Endeavor to Develop Education is also known as EDE which is the Creole word for "Help" because that is what we are trying to do.  The founders of EDE each spent years in Haiti living among the people and coming to understand their problems and concerns.  As we saw the abject poverty in which many of the people lived, we were surprised to see their joy in small things.  In addition, we saw large families living in small shacks made of sticks, mud, cardboard and corrugated metal who were striving to make enough money to feed their family and send their kids to school.  There are so many children who are forced to stop attending school because their parents cannot afford food and school fees.  In addition many students start the school year, but then are unable to keep paying the monthly fees forcing them to stop attending classes halfway through a school year which they will then have to repeat the next time they are able to go to school.

Because of an unemployment rate of more than 65%, most fathers leave the home early in the morning to go out and look for ways to make enough money to buy food and basic necessities for their family.  Struggling to even provide food makes it almost impossible for these fathers to provide an education for their children.

We are dedicated to helping as many children as we can to obtain an education.
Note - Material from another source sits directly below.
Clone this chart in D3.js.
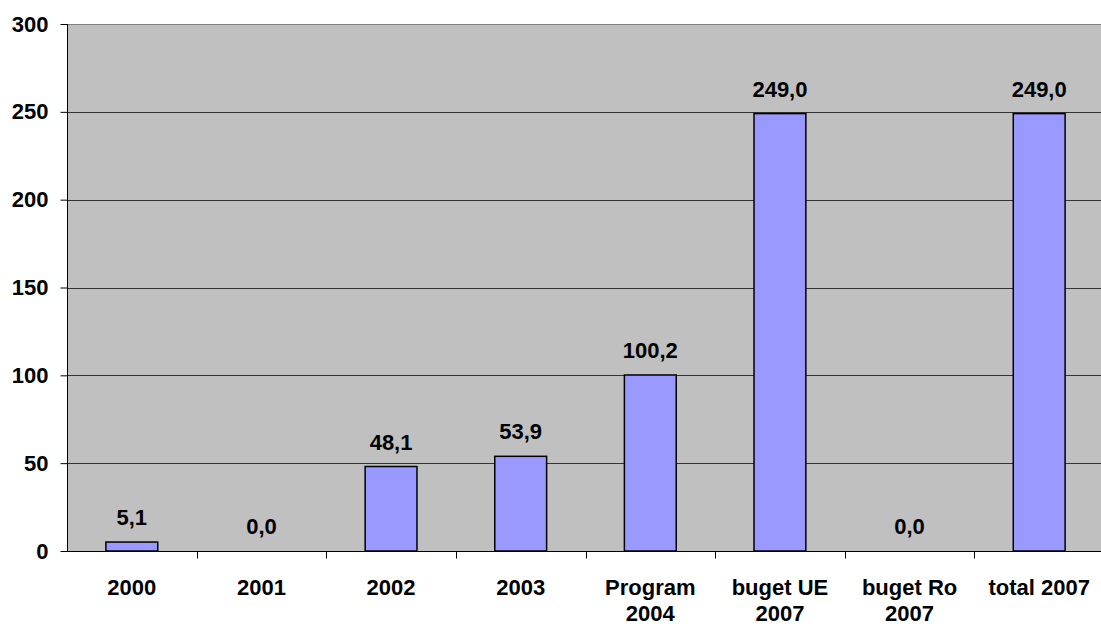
<!DOCTYPE html>
<html>
<head>
<meta charset="utf-8">
<script src="https://cdn.jsdelivr.net/npm/d3@7"></script>
<style>
  body { margin: 0; background: #fff; }
  svg { display: block; }
  text { font-family: "Liberation Sans", Arial, sans-serif; font-weight: bold; fill: #000; }
</style>
</head>
<body>
<svg id="chart" width="1101" height="626"></svg>
<script>
// categories, each split into label lines
var categories = ['2000', '2001', '2002', '2003', 'Program 2004', 'buget UE 2007', 'buget Ro 2007', 'total 2007'];
var labelLines = [['2000'], ['2001'], ['2002'], ['2003'], ['Program', '2004'], ['buget UE', '2007'], ['buget Ro', '2007'], ['total 2007']];
var values = [5.1, 0.0, 48.1, 53.9, 100.2, 249.0, 0.0, 249.0];
var yTicks = [0, 50, 100, 150, 200, 250, 300];

var svg = d3.select('#chart');
var plotL = 67, plotT = 24, plotB = 551, plotR = 1104;

var x = d3.scaleBand()
    .domain(categories)
    .range([plotL, plotR])
    .paddingInner(0)
    .paddingOuter(0);

var y = d3.scaleLinear()
    .domain([0, 300])
    .range([plotB, plotT]);

var fmt = function (v) { return v.toFixed(1).replace('.', ','); };

// plot background
svg.append('rect')
    .attr('x', plotL).attr('y', plotT)
    .attr('width', plotR - plotL).attr('height', plotB - plotT)
    .attr('fill', '#c0c0c0');

// gridlines
svg.append('g')
    .selectAll('line')
    .data(yTicks.slice(1))
    .enter().append('line')
    .attr('x1', plotL).attr('x2', plotR)
    .attr('y1', function (d) { return Math.round(y(d)) + 0.5; })
    .attr('y2', function (d) { return Math.round(y(d)) + 0.5; })
    .attr('stroke', function (d) { return d === 300 ? '#808080' : '#333'; })
    .attr('stroke-width', 1);

// bars
var barW = x.bandwidth() * 0.4;
svg.append('g')
    .selectAll('rect')
    .data(values)
    .enter().append('rect')
    .attr('x', function (d, i) { return x(categories[i]) + (x.bandwidth() - barW) / 2; })
    .attr('y', function (d) { return y(d); })
    .attr('width', barW)
    .attr('height', function (d) { return plotB - y(d); })
    .attr('fill', '#9999ff')
    .attr('stroke', '#000')
    .attr('stroke-width', 1.5);

// value labels
svg.append('g')
    .selectAll('text')
    .data(values)
    .enter().append('text')
    .attr('x', function (d, i) { return x(categories[i]) + x.bandwidth() / 2; })
    .attr('y', function (d) { return y(d) - 17; })
    .attr('text-anchor', 'middle')
    .style('font-size', '22px')
    .text(fmt);

// y axis
var yAxis = svg.append('g')
    .attr('transform', 'translate(' + (plotL + 0.5) + ',0)')
    .call(d3.axisLeft(y).tickValues(yTicks).tickSize(7).tickPadding(12).tickFormat(d3.format('d')));
yAxis.select('.domain').attr('stroke', '#000').attr('d', 'M0,' + plotT + 'V' + plotB);
yAxis.selectAll('.tick line').attr('stroke', '#000');
yAxis.selectAll('.tick text')
    .style('font-size', '22px')
    .style('font-family', '"Liberation Sans", Arial, sans-serif')
    .style('font-weight', 'bold');

// x axis
var xAxis = svg.append('g')
    .attr('transform', 'translate(0,' + (plotB + 0.5) + ')');
xAxis.append('line')
    .attr('x1', plotL).attr('x2', plotR)
    .attr('stroke', '#000');
xAxis.selectAll('line.tick')
    .data(categories.slice(1))
    .enter().append('line')
    .attr('class', 'tick')
    .attr('x1', function (d) { return Math.round(x(d)) + 0.5; })
    .attr('x2', function (d) { return Math.round(x(d)) + 0.5; })
    .attr('y1', 0).attr('y2', 7)
    .attr('stroke', '#000');

var xl = xAxis.selectAll('text')
    .data(labelLines)
    .enter().append('text')
    .attr('text-anchor', 'middle')
    .style('font-size', '22px')
    .attr('transform', function (d, i) { return 'translate(' + (x(categories[i]) + x.bandwidth() / 2) + ',43)'; });
xl.selectAll('tspan')
    .data(function (d) { return d; })
    .enter().append('tspan')
    .attr('x', 0)
    .attr('dy', function (d, i) { return i === 0 ? 0 : 26; })
    .text(function (d) { return d; });
</script>
</body>
</html>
We currently provide funding to students to cover tuition, books, and uniforms, but we are working to build schools in Haiti. If you have any ideas or would like to join us in our mission, then please.

Piti piti zwazo fe nich. (Haitian Proverb) Little by little the bird builds its nest. . . And little by little we are building the youth of Haiti so they can work to improve their own country.

WHY WE ARE DOING THIS

Only a little over half of primary school-age children are enrolled in school. Less than 2 per cent of children finish secondary school.

-UNICEF Report

At the same time, Haiti has a unique education system where, in sharp contrast to most countries in the world, the overwhelming majority of schooled children are enrolled in private schools. This paradoxical situation reflects the historical fact that, in the absence of a functioning system of public schools, religious communities and private operators have filled the void and gradually become the main providers of educational services in the country. This trend has accelerated in recent years. This situation raises the question of the fairness of a system in which, in most cases, the quality of the education children receive is directly related to where they live and to the level of tuition their families can afford to pay. Is private education playing an appropriate and desirable role in Haiti? Should the government expand public education to reduce existing imbalances? How can the government best use its limited financial resources to ensure that the poor have access to education? Is continued reliance on private schools a viable strategy, considering the weak institutional and financial capability of the Ministry of Education to monitor the quality of schooling and to offer incentives for improvement?